The board's two-year study concluded that several cultural factors may be hindering the military's most effective use of autonomous technologies, such as unmanned aerial vehicles, unmanned submarines and ground-based robots.
The report, completed in July and released publicly in September, recommends that military leaders emphasize the human oversight involved in unmanned technologies.
The board warns that negative perceptions pose a risk at a time when the defense budget is shrinking and autonomous systems may be vulnerable to funding cuts that delay their development. Pentagon budgets earmark nearly $32 billion for unmanned systems, mostly aircraft, from 2011 through 2015, the report says.

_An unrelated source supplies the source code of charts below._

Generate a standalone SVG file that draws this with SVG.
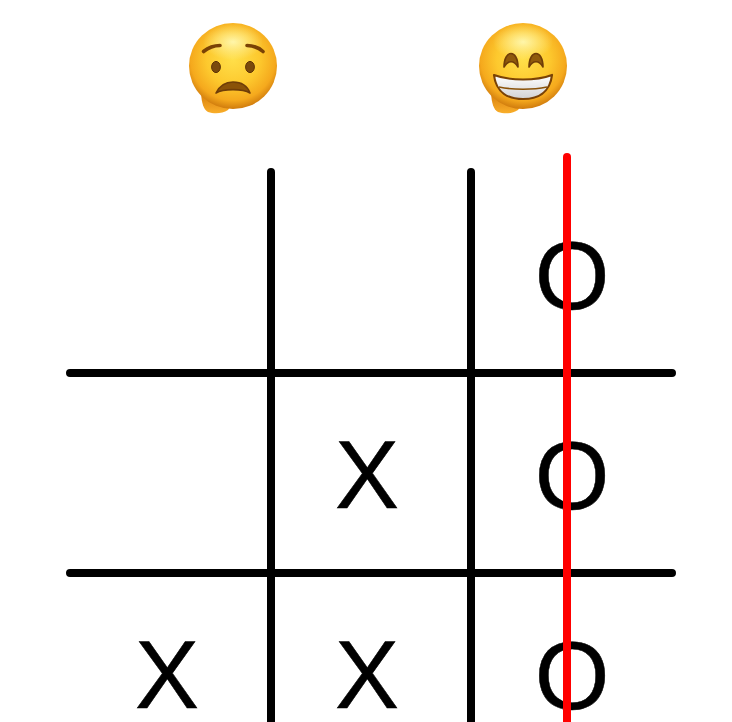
<svg xmlns="http://www.w3.org/2000/svg" width="732" height="722" viewBox="0 0 732 722">
<style>
.mark{font-family:"Liberation Sans",Arial,sans-serif;font-size:96px;fill:#000;stroke:#000;stroke-width:.5;text-anchor:middle}
.g{stroke:#000;stroke-width:8;stroke-linecap:round;fill:none}
.win{stroke:#f00;stroke-width:8;stroke-linecap:round;fill:none}
.brow{fill:none;stroke:#7a4205;stroke-width:3.6;stroke-linecap:round}
.eye{fill:#7a4a0c;stroke:#5f3406;stroke-width:1}
.arch{fill:#8f5a0c;stroke:#6f3d08;stroke-width:1.6;stroke-linejoin:round}
</style>
<defs>
<radialGradient id="face" cx="50%" cy="42%" r="60%">
<stop offset="0" stop-color="#ffdf4a"/><stop offset=".5" stop-color="#fdc92e"/><stop offset=".8" stop-color="#f5a91d"/><stop offset="1" stop-color="#c8720a"/>
</radialGradient>
<radialGradient id="shine" cx="50%" cy="50%" r="50%">
<stop offset="0" stop-color="#fff8b0" stop-opacity=".95"/><stop offset="1" stop-color="#fff3a0" stop-opacity="0"/>
</radialGradient>
<linearGradient id="bump" x1="0" y1="0" x2="0" y2="1"><stop offset="0" stop-color="#d9800c"/><stop offset="1" stop-color="#f9ae2a"/></linearGradient>
<linearGradient id="teeth" x1="0" y1="0" x2="0" y2="1"><stop offset="0" stop-color="#fff"/><stop offset="1" stop-color="#d2d2d2"/></linearGradient>
<g id="head">
<path d="M201 94C202 103 203 109 208 112C214 114 222 114 228 110L235 100Z" fill="url(#bump)"/>
<ellipse cx="233" cy="66" rx="44" ry="43" fill="url(#face)"/>
<ellipse cx="233" cy="42" rx="30" ry="18" fill="url(#shine)"/>
</g>
</defs>
<rect width="732" height="722" fill="#fff"/>
<g id="emoji-sad">
<use href="#head"/>
<path d="M203.500 51.500Q211 45.500 220 45.500" class="brow"/>
<path d="M247 45.500Q256 45.500 263 51.500" class="brow"/>
<ellipse class="eye" cx="216" cy="67" rx="4.400" ry="5.600"/>
<ellipse class="eye" cx="250" cy="67" rx="4.400" ry="5.600"/>
<path d="M216 93C220 85 226 82 233 82C240 82 247 85 250 93C243 88.500 223 88.500 216 93Z" fill="#8a5208" stroke="#6f3d08" stroke-width="1.6" stroke-linejoin="round"/>
</g>
<g id="emoji-grin">
<use href="#head" x="290"/>
<path class="arch" d="M504 67C504 49 518 49 518 67C514 60 508 60 504 67Z"/>
<path class="arch" d="M529 67C529 49 543 49 543 67C539 60 533 60 529 67Z"/>
<path d="M494 75C510 81 536 81 552 75C550 93 537 99 523 99C509 99 496 93 494 75Z" fill="url(#teeth)" stroke="#7a4205" stroke-width="2.200" stroke-linejoin="round"/>
<path d="M499 87C513 90 533 90 547 87" fill="none" stroke="#8a5208" stroke-width="1.600"/>
</g>
<g id="grid">
<path class="g" d="M271 172V726M471 172V726M70 373H672M70 573H672"/>
</g>
<g id="marks">
<text class="mark" x="572" y="309">O</text>
<text class="mark" x="367" y="508">X</text>
<text class="mark" x="572" y="509">O</text>
<text class="mark" x="167" y="708">X</text>
<text class="mark" x="367" y="708">X</text>
<text class="mark" x="572" y="709">O</text>
</g>
<g id="connectors">
<path class="win" d="M567 157V726"/>
</g>
</svg>
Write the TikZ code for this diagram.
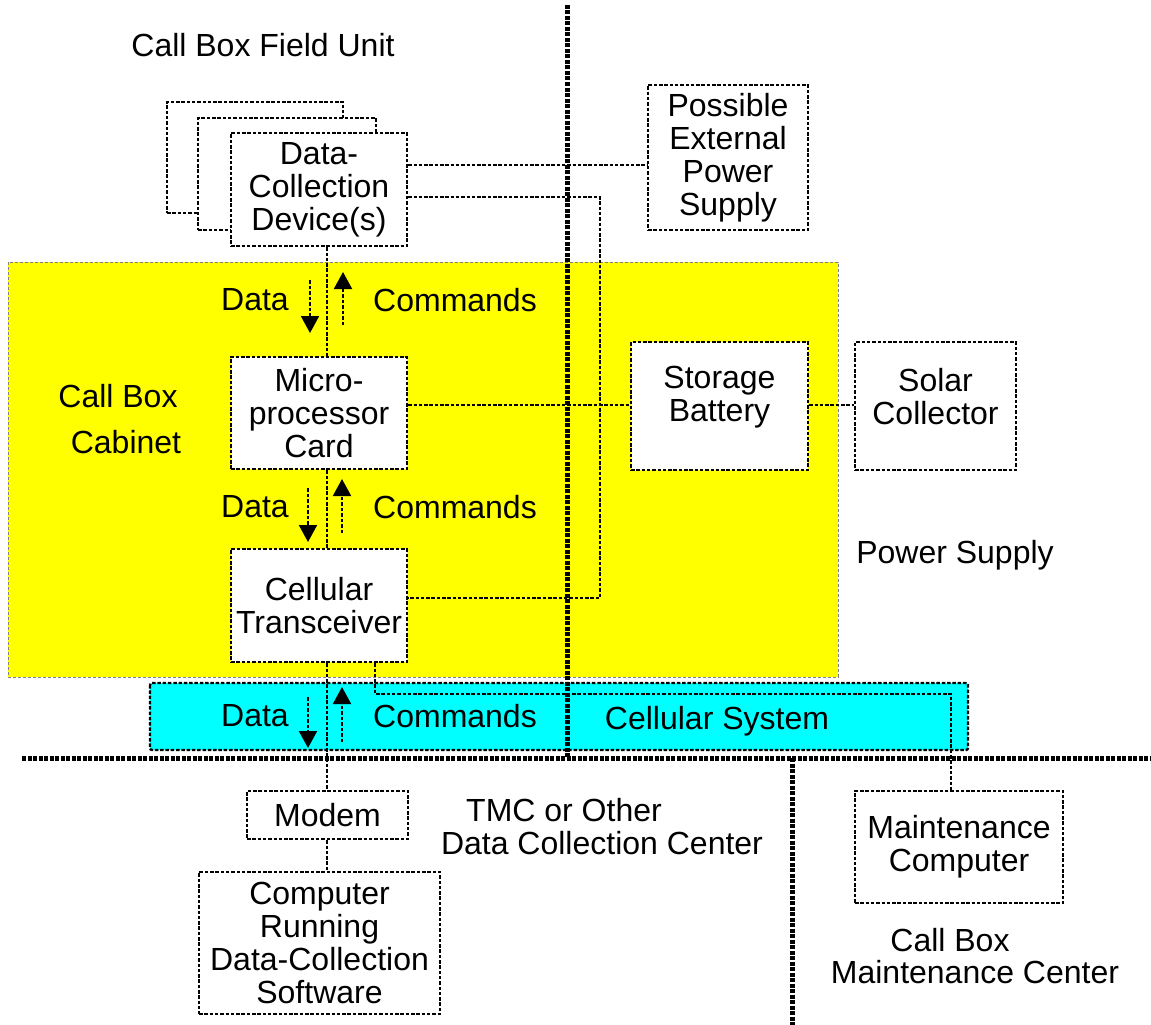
\documentclass[tikz,border=0pt]{standalone}
\usepackage{fontspec}
\setmainfont{Liberation Sans}
\usetikzlibrary{arrows.meta,calc}
\definecolor{ylw}{RGB}{255,255,0}
\definecolor{cyn}{RGB}{0,255,255}
\begin{document}
\begin{tikzpicture}[x=1pt,y=-1pt,
 box/.style={draw, fill=white, line width=2.4pt, dash pattern=on 3.5pt off 1.8pt, align=center, inner sep=0pt, font=\fontsize{32}{33}\selectfont},
 lbl/.style={align=center, inner sep=0pt, font=\fontsize{32}{33}\selectfont},
 conn/.style={line width=2.4pt, dash pattern=on 3.5pt off 1.8pt},
 sep/.style={line width=5pt, dash pattern=on 4pt off 1.5pt},
 flow/.style={line width=2pt, dash pattern=on 3.5pt off 2pt, -{Triangle[length=17pt,width=18pt]}},
]
\useasboundingbox (0,0) rectangle (1151,1025);
% regions
\draw[fill=ylw, draw=gray, line width=0.8pt, dash pattern=on 3pt off 2pt] (8,262) rectangle (838,677);
\draw[fill=cyn, conn, rounded corners=2pt] (150,683) rectangle (968,750);
% separators
\coordinate (s1) at (567,5);
\coordinate (s2) at (567,758);
\coordinate (s3) at (22,758);
\coordinate (s4) at (1151,758);
\coordinate (s5) at (792,758);
\coordinate (s6) at (792,1025);
\draw[sep] (s1) -- (s2);
\draw[sep] (s3) -- (s4);
\draw[sep] (s5) -- (s6);
% labels
\node[lbl] (tfield) at (263,45) {Call Box Field Unit};
\node[lbl] (tcab1) at (118,396) {Call Box};
\node[lbl] (tcab2) at (126,442) {Cabinet};
\node[lbl] (tpow) at (955,555) {Power Supply};
\node[lbl] (tcell) at (717,721) {Cellular System};
\node[lbl] (ttmc1) at (564,810) {TMC or Other};
\node[lbl] (ttmc2) at (602,843) {Data Collection Center};
\node[lbl] (tmc1) at (950,940) {Call Box};
\node[lbl] (tmc2) at (975,972) {Maintenance Center};
\node[lbl] (d1) at (255,300) {Data};
\node[lbl] (c1) at (455,300) {Commands};
\node[lbl] (d2) at (255,507) {Data};
\node[lbl] (c2) at (455,507) {Commands};
\node[lbl] (d3) at (255,716) {Data};
\node[lbl] (c3) at (455,716) {Commands};
% boxes
\node[box, minimum width=176pt, minimum height=111pt] (dcd3) at (255,157.5) {};
\node[box, minimum width=178pt, minimum height=112pt] (dcd2) at (287,174) {};
\node[box, minimum width=176pt, minimum height=113pt] (dcd) at (319,189.5) {Data-\\Collection\\Device(s)};
\node[box, minimum width=176pt, minimum height=112pt] (mc) at (319,413) {Micro-\\processor\\Card};
\node[box, minimum width=176pt, minimum height=113pt] (ct) at (319,605.5) {Cellular\\Transceiver};
\node[box, minimum width=161pt, minimum height=48pt] (modem) at (327.5,815) {Modem};
\node[box, minimum width=241pt, minimum height=142pt] (comp) at (319.5,943) {Computer\\Running\\Data-Collection\\Software};
\node[box, minimum width=160pt, minimum height=145pt] (pep) at (728,157.5) {Possible\\External\\Power\\Supply};
\node[box, minimum width=208pt, minimum height=112pt] (mcomp) at (959,847) {Maintenance\\Computer};
\node[box, minimum width=177pt, minimum height=128pt] (bat) at (719.5,406) {};
\node[lbl] (batl) at (719.5,397) {Storage\\Battery};
\node[box, minimum width=161pt, minimum height=128pt] (sol) at (935.5,406) {};
\node[lbl] (soll) at (935.5,397) {Solar\\Collector};
% connectors
\coordinate (vx) at (327,0);
\coordinate (vp) at (600,0);
\coordinate (vt) at (375,0);
\coordinate (vm) at (951,0);
\coordinate (h1) at (0,165);
\coordinate (h2) at (0,197);
\coordinate (h3) at (0,598);
\coordinate (h4) at (0,405);
\coordinate (hc) at (0,694);
\draw[conn] (dcd.south -| vx) -- (mc.north -| vx);
\draw[conn] (mc.south -| vx) -- (ct.north -| vx);
\draw[conn] (ct.south -| vx) -- (modem.north -| vx);
\draw[conn] (modem.south -| vx) -- (comp.north -| vx);
\draw[conn] (dcd.east |- h1) -- (pep.west |- h1);
\draw[conn] (dcd.east |- h2) -| (vp |- h3) -- (ct.east |- h3);
\draw[conn] (mc.east |- h4) -- (bat.west |- h4);
\draw[conn] (bat.east |- h4) -- (sol.west |- h4);
\draw[conn] (ct.south -| vt) |- (vm |- hc) -- (mcomp.north -| vm);
% flow arrows
\draw[flow] (310,280) -- (310,333);
\draw[flow] (343,325) -- (343,272);
\draw[flow] (308,488) -- (308,542);
\draw[flow] (342,533) -- (342,479);
\draw[flow] (308,697) -- (308,748);
\draw[flow] (342,742) -- (342,687);
\end{tikzpicture}
\end{document}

Effective use of unmanned systems is "hampered by doctrinal and cultural issues." Among them:
There is a lack of "senior service champions" advocating for funding and use, most likely because senior leaders do not have firsthand operational experience with these systems.
Rules of engagement may be "overly restrictive."
Systems are developed and built in a way that makes updates difficult without large-scale redesigns.
The report offers numerous reasons for the Pentagon to aggressively pursue unmanned systems, including their capacity for extended endurance on long missions and their potential to reduce manpower requirements and human casualties.
The development and acquisition process emphasizes the hardware; the Pentagon should consider making institutional changes that shift the focus to the software components, the report says.
The high wartime operational tempo of the past decade also created a difficult environment for the military to integrate new technologies, the report says.
"The urgent deployment of unmanned systems to theater left little time to refine concepts of operation which, when coupled with the lack of assets and time to support pre-deployment exercises, created operational challenges," the report says.